Aldin
API Documentation That Actually Helps Developers: Focus on Their Needs, Not Just the Checklist
Your API could be the best there is, but if the documentation doesn’t help developers, they’ll struggle and, likely, move on. Too often, teams rush documentation to meet deadlines or satisfy product managers, producing a bare-minimum guide that confuses users. Even when the intention is to write it properly, internal biases and assumptions kick in.
Great documentation, on the other hand, puts users first. It’s designed around how users think, work, and solve problems. By understanding your userbase and looking your API through their eyes, you can create a guide that makes integration easy, boosts adoption, and cuts down on support questions saving everyone involved time and money.
This article shares tips to craft API documentation that supports developers, focuses on their common tasks and workflows, and not on whatever the internal priorities may be.
Know Your Developers and Write for Them
Great API documentation starts with knowing who’s using it. Developers have different needs: frontend folks might need examples for building user interfaces, backend engineers want detailed data structures, and QA teams care primarily about error handling.
Spend time understanding what your developers need. Are they building mobile apps? Automating workflows? Testing integrations? Talk to developers, run surveys, and review support tickets. Their insights shape every word you write, even the format. Keep terminology and formatting consistent, like using the same style for endpoint descriptions, so developers can navigate without effort. And just avoid jargon.
Don’t just write to satisfy a deadline or a PM’s checklist. Instead, make your opening section answer, “Why should developers care?” Show how your API solves their specific problems, whether it’s streamlining payments or fetching data faster. A simple and to-the-point overview grabs their attention and sets the tone.

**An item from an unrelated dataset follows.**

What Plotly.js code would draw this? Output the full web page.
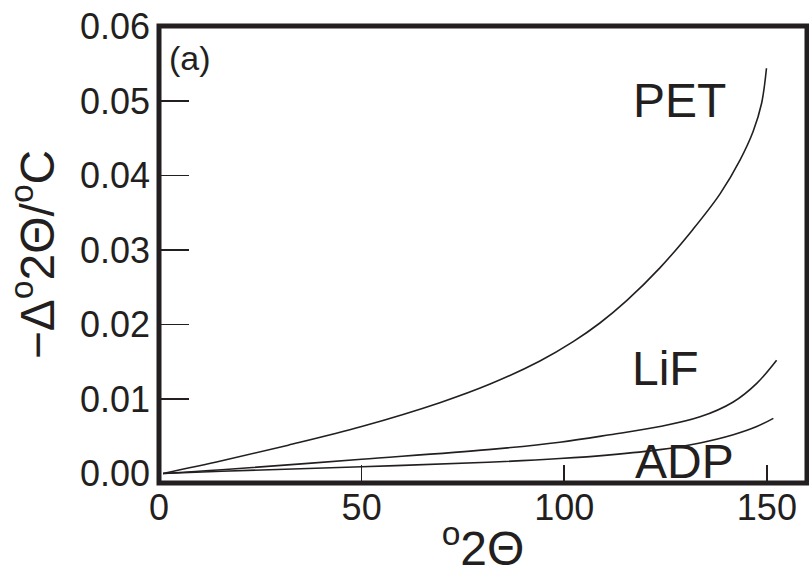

To make documentation truly useful, avoid standalone developer portals or hidden tabs that feel detached from coding. Rather, integrate API docs into developer workflows. Store them in a Git-based setup, alongside the codebase, so devs (yes, the users) can access and tailor docs locally for their needs in the same workflow they use for development. This lets them add examples of their own, track versions, spot outdated endpoint details, and keep docs in sync with their code changes.
Let developers contribute to the docs to reflect their real-world use. This makes documentation a living resource, driven by how developers actually use the API, not just internal assumptions. By enabling easy updates and (local or actual) contributions, you give developers control, keeping docs accurate and relevant for their needs.
By putting users’ needs first, you create documentation that feels like a trusted guide, not a mandatory deliverable that might likely already be outdated on day 2.
Build a Structure Around How Developers Work
Your documentation should match how developers approach your API, guiding them from their first glance to full integration.
Start with a quickstart guide that gets them making a call in 3 minutes or less. Cover basics like getting an API key and sending a simple request, so even beginners can jump in. For the main reference, detail each endpoint with its method, path, purpose, parameters, types, limits, responses, and error codes.
This gives developers a clear map, but it’s not enough to just list facts.
Think about their workflow: what tasks do they tackle first? What problems do they need to solve?
Show the API in Action with Practical Examples
Developers need to see your API solving their challenges. Create guides for tasks they do often, like paginating user lists, building a checkout flow, or integrating with a CRM - whichever it is.
An error-handling section with common issues and fixes, like correcting a 401 error by checking the API key, helps them troubleshoot independently.
Provide example apps/demos in public repositories. These ready-to-run apps, needing only a key swap, show real uses, like fetching user profiles or automating notifications. They let developers test-drive your API in a practical context, making adoption easier. By focusing on tasks developers care about, your documentation becomes a tool that brings the API to life.
Write clearly, using short paragraphs and consistent formatting, and choose language that works for global audiences, keeping translation in mind.
By making documentation easy to read, you help developers focus on building, not deciphering.
Here are a couple of pieces of advice when it comes to treating API docs:
Make API docs a core part of your APIs and revisit them regularly to keep the docs useful.
Use versioning, as with your APIs, to support users on older versions while adding and documenting new features.
Check content after API updates to keep it accurate and remove outdated details.
Assign someone on your team to oversee documentation, ensuring it stays clear and consistent, even if it’s not their only job.
Make documentation part of a broader API governance plan, where team-wide standards keep everything aligned.
Wrap-Up: Documentation That Works for Developers
Great API documentation isn’t about meeting requirements or impressing managers. By understanding developer needs, focusing on their tasks and workflows, and listening to their feedback, organizations create guides that make their APIs easy to use and adopt.
In order to get there, use clear language, practical examples, and a structure that matches how developers work. As you write or update your documentation, keep developers’ needs at the heart of every choice, ensuring your API becomes their go-to solution.